# [Exercise details]
Go through the data and copy every line exactly, but not the images.

━━━ Given information

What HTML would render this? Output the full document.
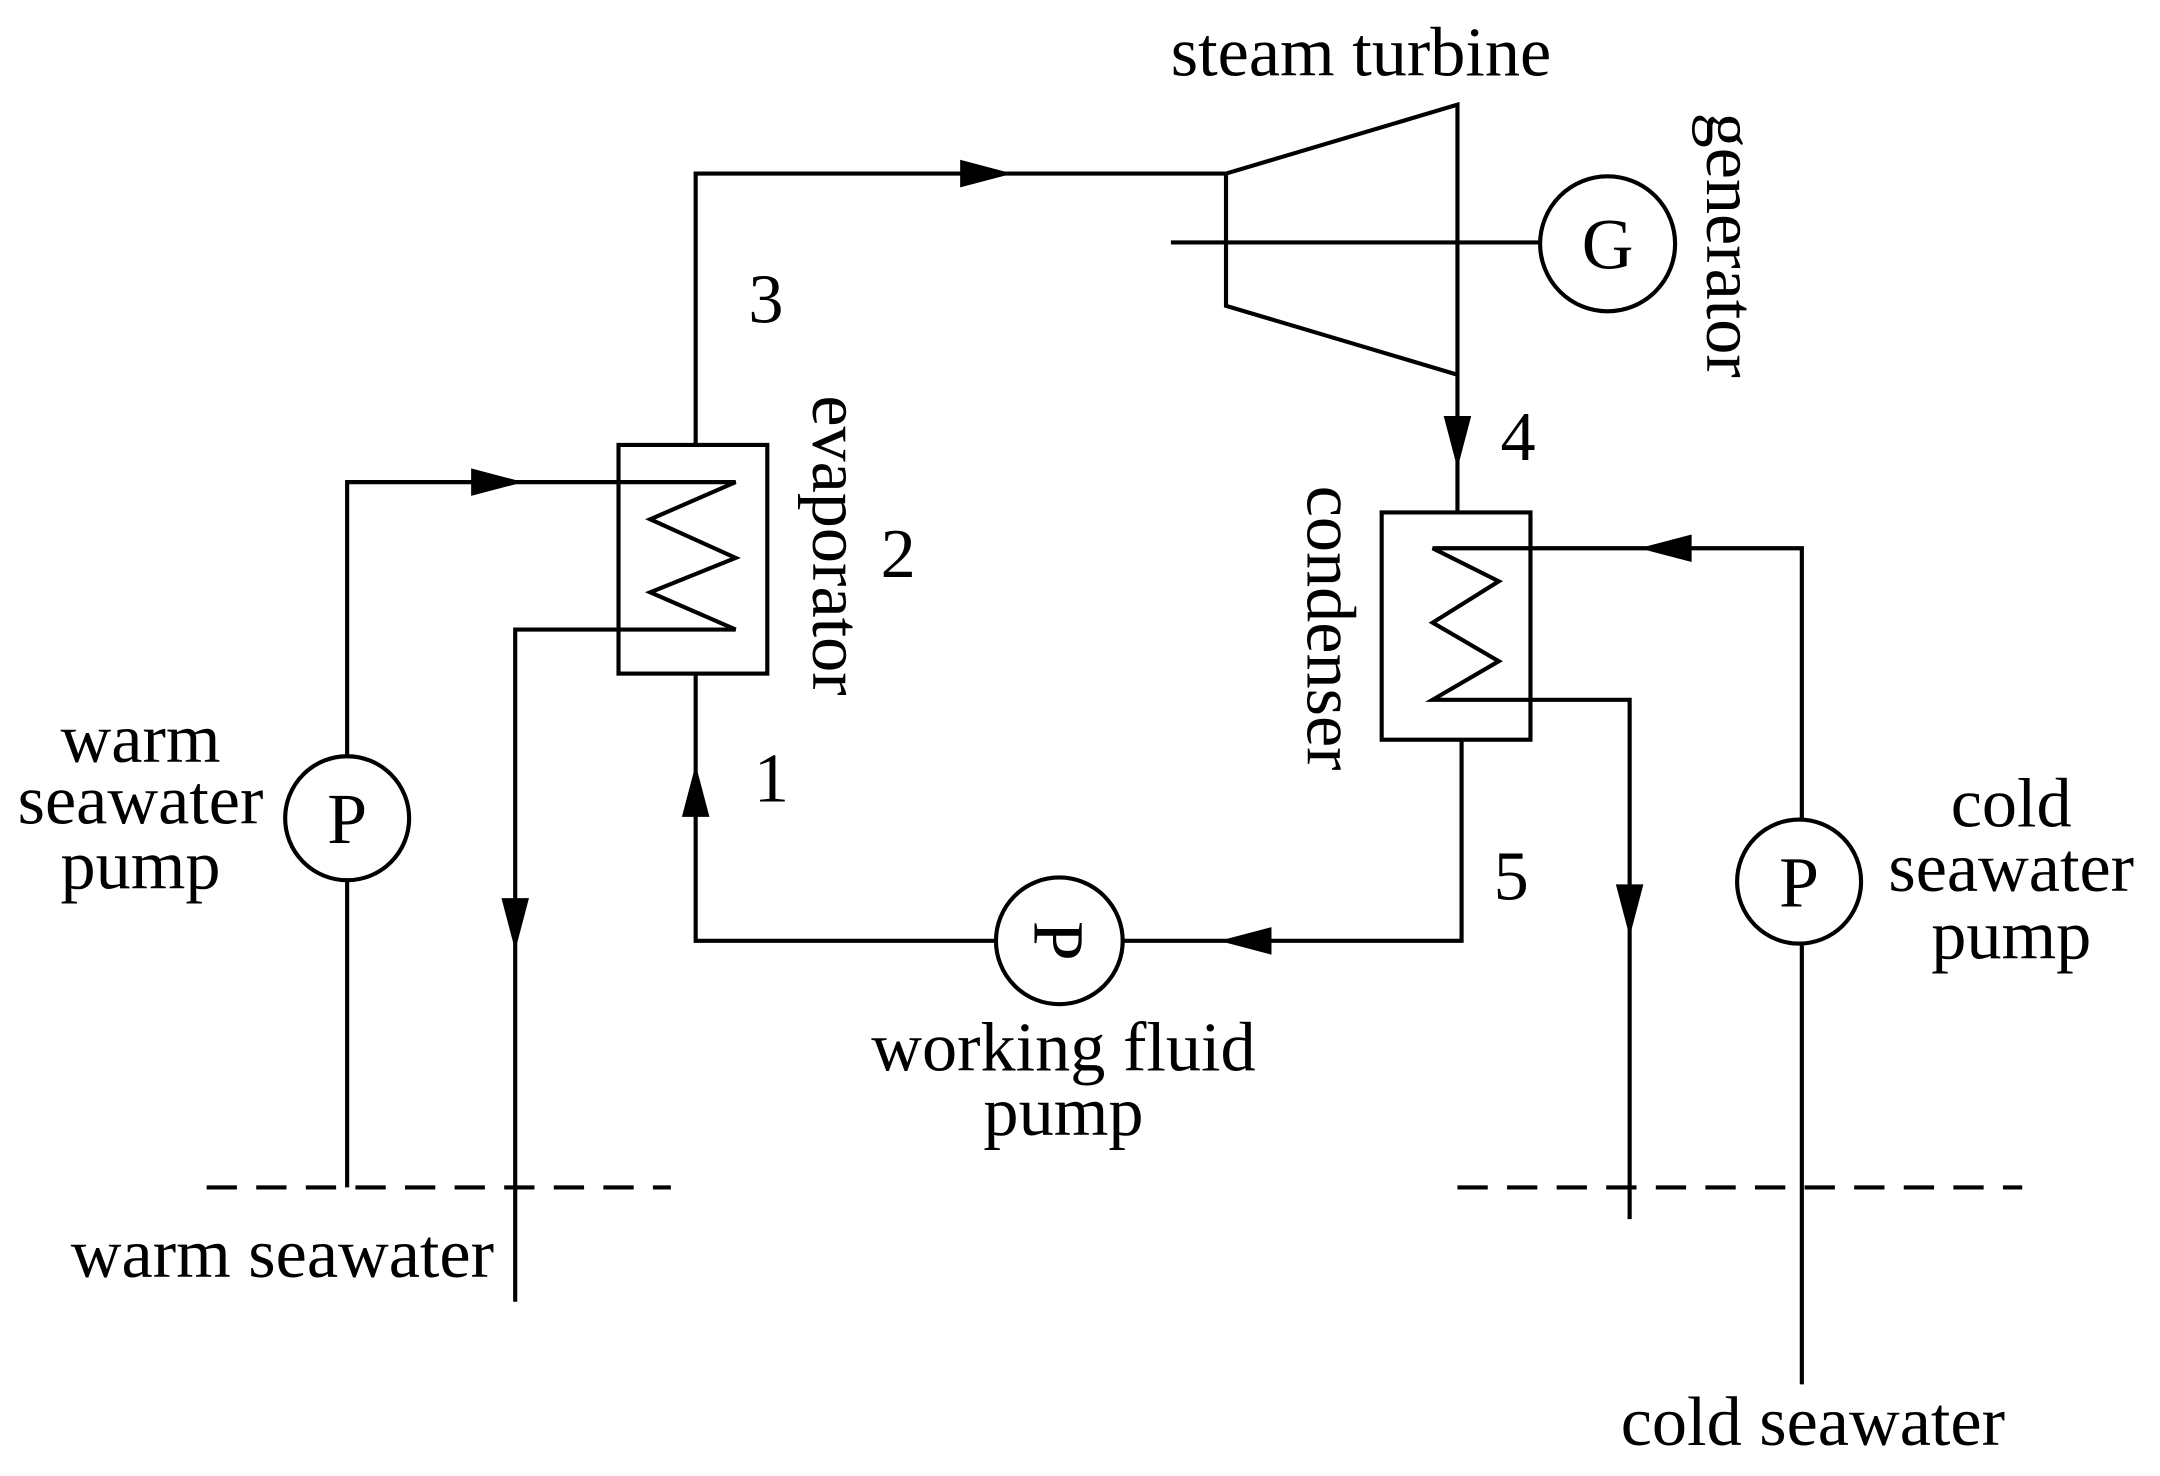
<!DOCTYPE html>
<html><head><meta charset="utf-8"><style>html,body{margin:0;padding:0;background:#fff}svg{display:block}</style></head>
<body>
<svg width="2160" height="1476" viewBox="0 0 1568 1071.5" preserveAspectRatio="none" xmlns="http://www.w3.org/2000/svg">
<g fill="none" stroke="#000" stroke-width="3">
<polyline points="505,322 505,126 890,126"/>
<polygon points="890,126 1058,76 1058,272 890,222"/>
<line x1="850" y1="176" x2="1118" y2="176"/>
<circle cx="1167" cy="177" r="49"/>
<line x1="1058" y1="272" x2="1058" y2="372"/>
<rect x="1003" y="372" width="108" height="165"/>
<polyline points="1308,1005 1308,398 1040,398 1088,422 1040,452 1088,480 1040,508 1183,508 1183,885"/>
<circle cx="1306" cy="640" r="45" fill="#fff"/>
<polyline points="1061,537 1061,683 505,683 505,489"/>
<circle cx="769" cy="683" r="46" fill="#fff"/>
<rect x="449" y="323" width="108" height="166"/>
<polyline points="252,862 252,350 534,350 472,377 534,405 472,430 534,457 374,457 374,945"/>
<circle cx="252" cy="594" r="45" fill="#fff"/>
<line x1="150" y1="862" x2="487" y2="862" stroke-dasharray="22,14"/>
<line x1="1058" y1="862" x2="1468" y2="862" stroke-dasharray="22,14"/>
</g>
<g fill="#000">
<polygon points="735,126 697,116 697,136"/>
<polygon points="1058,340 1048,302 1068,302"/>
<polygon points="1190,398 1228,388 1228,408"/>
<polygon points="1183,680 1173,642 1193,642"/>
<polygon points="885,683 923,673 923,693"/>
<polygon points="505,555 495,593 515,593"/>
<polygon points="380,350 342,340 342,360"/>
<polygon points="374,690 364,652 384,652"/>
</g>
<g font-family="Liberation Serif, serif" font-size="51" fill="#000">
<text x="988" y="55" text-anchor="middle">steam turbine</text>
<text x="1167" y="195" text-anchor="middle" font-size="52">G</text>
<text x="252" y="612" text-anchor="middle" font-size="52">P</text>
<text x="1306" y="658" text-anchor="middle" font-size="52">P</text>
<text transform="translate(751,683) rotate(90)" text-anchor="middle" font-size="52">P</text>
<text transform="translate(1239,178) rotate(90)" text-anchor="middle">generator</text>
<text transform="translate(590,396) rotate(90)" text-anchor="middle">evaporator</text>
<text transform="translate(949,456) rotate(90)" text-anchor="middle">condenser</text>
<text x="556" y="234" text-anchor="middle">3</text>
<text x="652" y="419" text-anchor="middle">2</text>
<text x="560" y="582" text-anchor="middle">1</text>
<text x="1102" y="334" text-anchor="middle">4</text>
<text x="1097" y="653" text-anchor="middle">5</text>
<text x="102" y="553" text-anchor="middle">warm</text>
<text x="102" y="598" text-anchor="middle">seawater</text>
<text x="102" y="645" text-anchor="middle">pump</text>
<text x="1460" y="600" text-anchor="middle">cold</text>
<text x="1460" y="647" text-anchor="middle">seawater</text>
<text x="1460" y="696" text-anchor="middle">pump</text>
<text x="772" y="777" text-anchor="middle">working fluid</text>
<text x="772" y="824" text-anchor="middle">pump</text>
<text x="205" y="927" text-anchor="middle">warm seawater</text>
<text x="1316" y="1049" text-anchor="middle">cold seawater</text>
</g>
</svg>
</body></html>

━━━━━━

# [Solution to the problem]
What HTML would render this? Output the full document.
<!DOCTYPE html>
<html><head><meta charset="utf-8"><style>html,body{margin:0;padding:0;background:#fff}svg{display:block}</style></head>
<body>
<svg width="2160" height="1476" viewBox="0 0 1568 1071.5" preserveAspectRatio="none" xmlns="http://www.w3.org/2000/svg">
<g fill="none" stroke="#000" stroke-width="3">
<polyline points="505,322 505,126 890,126"/>
<polygon points="890,126 1058,76 1058,272 890,222"/>
<line x1="850" y1="176" x2="1118" y2="176"/>
<circle cx="1167" cy="177" r="49"/>
<line x1="1058" y1="272" x2="1058" y2="372"/>
<rect x="1003" y="372" width="108" height="165"/>
<polyline points="1308,1005 1308,398 1040,398 1088,422 1040,452 1088,480 1040,508 1183,508 1183,885"/>
<circle cx="1306" cy="640" r="45" fill="#fff"/>
<polyline points="1061,537 1061,683 505,683 505,489"/>
<circle cx="769" cy="683" r="46" fill="#fff"/>
<rect x="449" y="323" width="108" height="166"/>
<polyline points="252,862 252,350 534,350 472,377 534,405 472,430 534,457 374,457 374,945"/>
<circle cx="252" cy="594" r="45" fill="#fff"/>
<line x1="150" y1="862" x2="487" y2="862" stroke-dasharray="22,14"/>
<line x1="1058" y1="862" x2="1468" y2="862" stroke-dasharray="22,14"/>
</g>
<g fill="#000">
<polygon points="735,126 697,116 697,136"/>
<polygon points="1058,340 1048,302 1068,302"/>
<polygon points="1190,398 1228,388 1228,408"/>
<polygon points="1183,680 1173,642 1193,642"/>
<polygon points="885,683 923,673 923,693"/>
<polygon points="505,555 495,593 515,593"/>
<polygon points="380,350 342,340 342,360"/>
<polygon points="374,690 364,652 384,652"/>
</g>
<g font-family="Liberation Serif, serif" font-size="51" fill="#000">
<text x="988" y="55" text-anchor="middle">steam turbine</text>
<text x="1167" y="195" text-anchor="middle" font-size="52">G</text>
<text x="252" y="612" text-anchor="middle" font-size="52">P</text>
<text x="1306" y="658" text-anchor="middle" font-size="52">P</text>
<text transform="translate(751,683) rotate(90)" text-anchor="middle" font-size="52">P</text>
<text transform="translate(1239,178) rotate(90)" text-anchor="middle">generator</text>
<text transform="translate(590,396) rotate(90)" text-anchor="middle">evaporator</text>
<text transform="translate(949,456) rotate(90)" text-anchor="middle">condenser</text>
<text x="556" y="234" text-anchor="middle">3</text>
<text x="652" y="419" text-anchor="middle">2</text>
<text x="560" y="582" text-anchor="middle">1</text>
<text x="1102" y="334" text-anchor="middle">4</text>
<text x="1097" y="653" text-anchor="middle">5</text>
<text x="102" y="553" text-anchor="middle">warm</text>
<text x="102" y="598" text-anchor="middle">seawater</text>
<text x="102" y="645" text-anchor="middle">pump</text>
<text x="1460" y="600" text-anchor="middle">cold</text>
<text x="1460" y="647" text-anchor="middle">seawater</text>
<text x="1460" y="696" text-anchor="middle">pump</text>
<text x="772" y="777" text-anchor="middle">working fluid</text>
<text x="772" y="824" text-anchor="middle">pump</text>
<text x="205" y="927" text-anchor="middle">warm seawater</text>
<text x="1316" y="1049" text-anchor="middle">cold seawater</text>
</g>
</svg>
</body></html>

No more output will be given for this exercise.